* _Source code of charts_
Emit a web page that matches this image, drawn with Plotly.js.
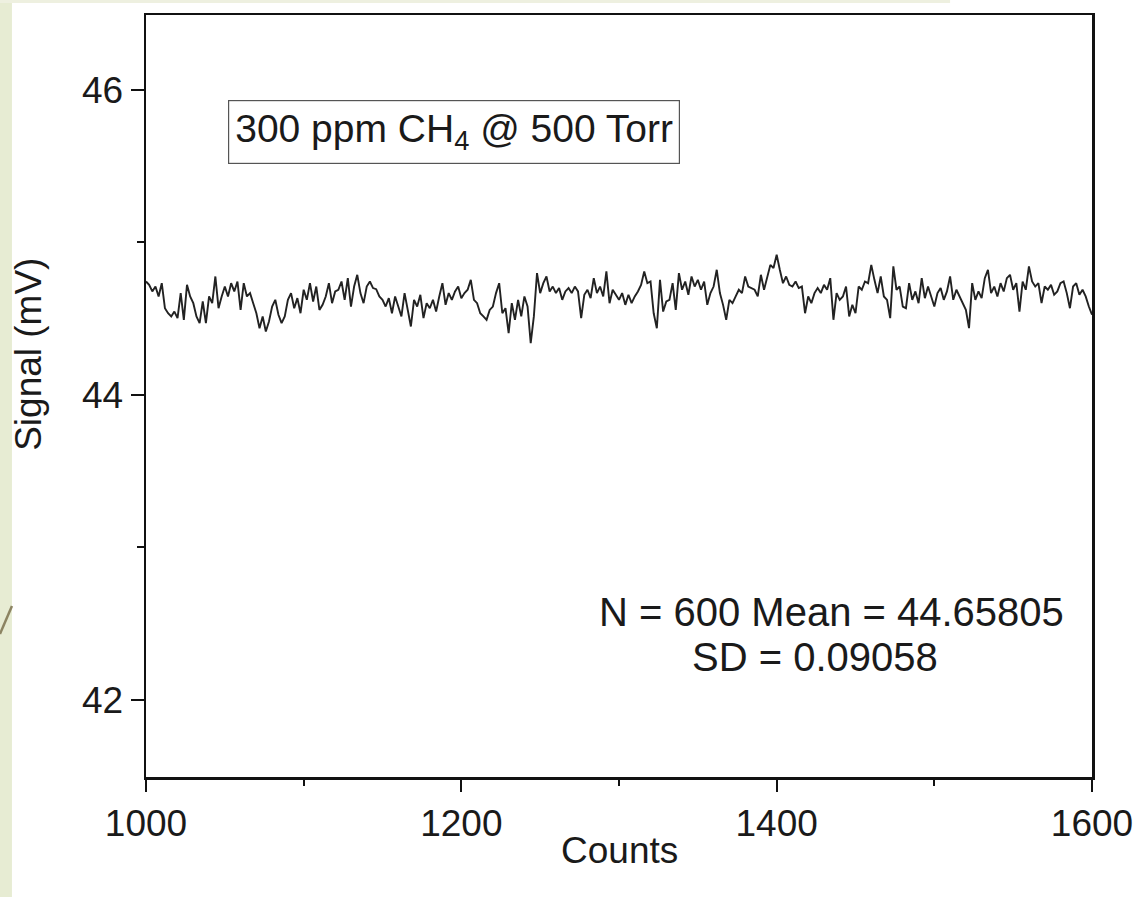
<!DOCTYPE html>
<html>
<head>
<meta charset="utf-8">
<script src="https://cdn.plot.ly/plotly-3.0.1.min.js"></script>
<style>
html,body{margin:0;padding:0;background:#ffffff;}
#chart{width:1140px;height:897px;}
</style>
</head>
<body>
<div id="chart"></div>
<script>
const counts = [
1000,1002,1004,1006,1008,1010,1012,1014,1016,1018,1020,1022,1024,1026,1028,1030,1032,1034,1036,1038,
1040,1042,1044,1046,1048,1050,1052,1054,1056,1058,1060,1062,1064,1066,1068,1070,1072,1074,1076,1078,
1080,1082,1084,1086,1088,1090,1092,1094,1096,1098,1100,1102,1104,1106,1108,1110,1112,1114,1116,1118,
1120,1122,1124,1126,1128,1130,1132,1134,1136,1138,1140,1142,1144,1146,1148,1150,1152,1154,1156,1158,
1160,1162,1164,1166,1168,1170,1172,1174,1176,1178,1180,1182,1184,1186,1188,1190,1192,1194,1196,1198,
1200,1202,1204,1206,1208,1210,1212,1214,1216,1218,1220,1222,1224,1226,1228,1230,1232,1234,1236,1238,
1240,1242,1244,1246,1248,1250,1252,1254,1256,1258,1260,1262,1264,1266,1268,1270,1272,1274,1276,1278,
1280,1282,1284,1286,1288,1290,1292,1294,1296,1298,1300,1302,1304,1306,1308,1310,1312,1314,1316,1318,
1320,1322,1324,1326,1328,1330,1332,1334,1336,1338,1340,1342,1344,1346,1348,1350,1352,1354,1356,1358,
1360,1362,1364,1366,1368,1370,1372,1374,1376,1378,1380,1382,1384,1386,1388,1390,1392,1394,1396,1398,
1400,1402,1404,1406,1408,1410,1412,1414,1416,1418,1420,1422,1424,1426,1428,1430,1432,1434,1436,1438,
1440,1442,1444,1446,1448,1450,1452,1454,1456,1458,1460,1462,1464,1466,1468,1470,1472,1474,1476,1478,
1480,1482,1484,1486,1488,1490,1492,1494,1496,1498,1500,1502,1504,1506,1508,1510,1512,1514,1516,1518,
1520,1522,1524,1526,1528,1530,1532,1534,1536,1538,1540,1542,1544,1546,1548,1550,1552,1554,1556,1558,
1560,1562,1564,1566,1568,1570,1572,1574,1576,1578,1580,1582,1584,1586,1588,1590,1592,1594,1596,1598,
1600
];
const signal = [
44.743,44.721,44.678,44.710,44.645,44.732,44.568,44.535,44.514,44.546,44.503,44.667,44.492,44.721,44.645,44.601,44.514,44.470,44.612,44.470,
44.645,44.601,44.776,44.568,44.645,44.710,44.645,44.732,44.678,44.743,44.557,44.732,44.645,44.667,44.601,44.535,44.437,44.514,44.415,44.481,
44.579,44.623,44.525,44.470,44.514,44.623,44.667,44.568,44.634,44.535,44.689,44.623,44.732,44.612,44.710,44.557,44.590,44.645,44.732,44.601,
44.678,44.689,44.743,44.623,44.765,44.579,44.710,44.787,44.667,44.601,44.710,44.743,44.700,44.693,44.645,44.623,44.579,44.634,44.535,44.645,
44.579,44.514,44.667,44.546,44.448,44.623,44.579,44.656,44.503,44.601,44.568,44.623,44.546,44.645,44.732,44.590,44.667,44.623,44.678,44.710,
44.634,44.667,44.689,44.754,44.623,44.601,44.535,44.514,44.492,44.557,44.579,44.667,44.732,44.535,44.568,44.404,44.601,44.492,44.623,44.514,
44.645,44.579,44.339,44.514,44.798,44.667,44.732,44.776,44.678,44.710,44.667,44.700,44.623,44.678,44.700,44.667,44.710,44.678,44.503,44.656,
44.689,44.634,44.765,44.667,44.710,44.645,44.809,44.601,44.689,44.656,44.623,44.667,44.590,44.656,44.601,44.645,44.678,44.721,44.809,44.732,
44.743,44.535,44.437,44.754,44.546,44.612,44.623,44.732,44.557,44.798,44.689,44.743,44.656,44.776,44.710,44.754,44.689,44.743,44.590,44.667,
44.710,44.820,44.667,44.590,44.492,44.623,44.601,44.645,44.689,44.667,44.776,44.710,44.700,44.689,44.645,44.787,44.689,44.765,44.852,44.831,
44.918,44.820,44.732,44.776,44.721,44.710,44.743,44.700,44.710,44.535,44.645,44.601,44.667,44.700,44.667,44.721,44.689,44.765,44.492,44.667,
44.623,44.645,44.710,44.514,44.590,44.535,44.710,44.689,44.743,44.732,44.852,44.754,44.667,44.776,44.645,44.623,44.503,44.842,44.689,44.710,
44.579,44.568,44.732,44.623,44.678,44.601,44.765,44.634,44.710,44.645,44.579,44.667,44.700,44.623,44.678,44.776,44.623,44.689,44.645,44.590,
44.557,44.437,44.732,44.623,44.678,44.634,44.765,44.820,44.667,44.710,44.645,44.732,44.678,44.765,44.787,44.689,44.732,44.546,44.743,44.689,
44.842,44.743,44.710,44.732,44.601,44.710,44.689,44.721,44.656,44.678,44.732,44.743,44.667,44.568,44.710,44.732,44.656,44.689,44.645,44.579,
44.525
];
const xTicks = [1000, 1200, 1400, 1600];
const yTicks = [42, 44, 46];
const xTitle = "Counts";
const yTitle = "Signal (mV)";
const labelText = "300 ppm CH<sub>4</sub> @ 500 Torr";
const statsLine1 = "N = 600 Mean = 44.65805";
const statsLine2 = "SD = 0.09058";

const FONT = "Liberation Sans, Arial, Helvetica, sans-serif";
const FS = 37;
const TXT = "#1a1a1a";

const trace = {
  x: counts, y: signal, type: "scatter", mode: "lines",
  line: {color: "#222222", width: 1.9},
  hoverinfo: "skip", showlegend: false
};

const layout = {
  width: 1140, height: 897,
  margin: {l: 146, r: 48, t: 15, b: 120, pad: 0},
  paper_bgcolor: "#ffffff", plot_bgcolor: "#ffffff",
  font: {family: FONT, size: FS, color: TXT},
  showlegend: false,
  xaxis: {
    range: [1000, 1600], tickvals: xTicks, ticktext: xTicks.map(String),
    ticks: "outside", ticklen: 12, tickwidth: 2, tickcolor: "#111",
    showline: true, linecolor: "#111", linewidth: 2.5, mirror: true,
    showgrid: false, zeroline: false,
    minor: {ticks: "outside", ticklen: 6, tickwidth: 2, tickcolor: "#111", dtick: 100, tick0: 1000, showgrid: false},
    tickfont: {family: FONT, size: FS, color: TXT}
  },
  yaxis: {
    range: [41.495, 46.49], tickvals: yTicks, ticktext: yTicks.map(String),
    ticks: "outside", ticklen: 13, tickwidth: 2, tickcolor: "#111",
    showline: true, linecolor: "#111", linewidth: 2.5, mirror: true,
    showgrid: false, zeroline: false,
    minor: {ticks: "outside", ticklen: 7, tickwidth: 2, tickcolor: "#111", dtick: 1, tick0: 42, showgrid: false},
    tickfont: {family: FONT, size: FS, color: TXT}
  },
  annotations: [
    {xref: "paper", yref: "paper", x: 0.5, y: -0.096, text: xTitle, showarrow: false,
     xanchor: "center", yanchor: "middle", font: {family: FONT, size: FS, color: TXT}},
    {xref: "paper", yref: "paper", x: -0.125, y: 0.555, text: yTitle, textangle: -90, showarrow: false,
     xanchor: "center", yanchor: "middle", font: {family: FONT, size: FS, color: TXT}},
    {xref: "x", yref: "y", x: 1195.3, y: 45.725, text: labelText, showarrow: false,
     font: {family: FONT, size: 39, color: TXT},
     bordercolor: "#555", borderwidth: 1.2, borderpad: 6, bgcolor: "rgba(255,255,255,0)"},
    {xref: "x", yref: "y", x: 1435, y: 42.577, text: statsLine1, showarrow: false,
     font: {family: FONT, size: 40, color: TXT}},
    {xref: "x", yref: "y", x: 1424.3, y: 42.282, text: statsLine2, showarrow: false,
     font: {family: FONT, size: 40, color: TXT}}
  ],
  shapes: [
    {type: "rect", xref: "paper", yref: "paper", x0: -0.1544, x1: -0.1417, y0: -0.16, y1: 1.02,
     fillcolor: "#e7ecd3", line: {width: 0}, layer: "below"},
    {type: "rect", xref: "paper", yref: "paper", x0: -0.1544, x1: 0.85, y0: 1.0158, y1: 1.02,
     fillcolor: "#eef0e0", line: {width: 0}, layer: "below"},
    {type: "line", xref: "paper", yref: "paper", x0: -0.1544, y0: 0.1877, x1: -0.1417, y1: 0.2244,
     line: {color: "#8c8462", width: 2.5}}
  ]
};

Plotly.newPlot("chart", [trace], layout, {displayModeBar: false, staticPlot: true});
</script>
</body>
</html>
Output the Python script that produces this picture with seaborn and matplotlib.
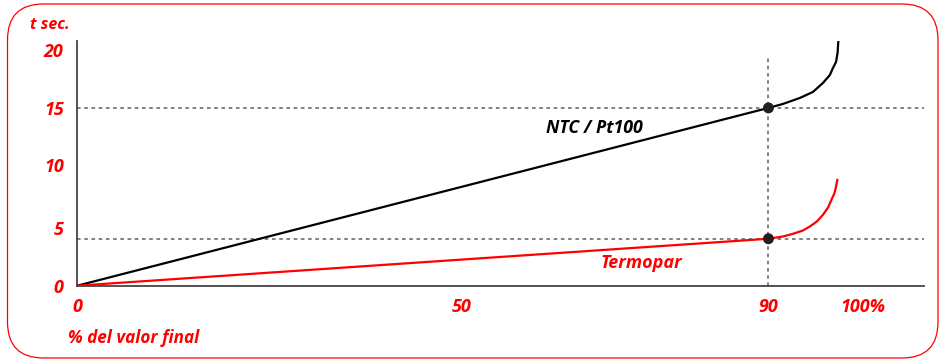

* _Directive_
Locate and copy each line in the data above that includes the word "with".

* _Answer to this task_
Emit a web page that matches this image, drawn with Plotly.js.
Output the Python script that produces this picture with seaborn and matplotlib.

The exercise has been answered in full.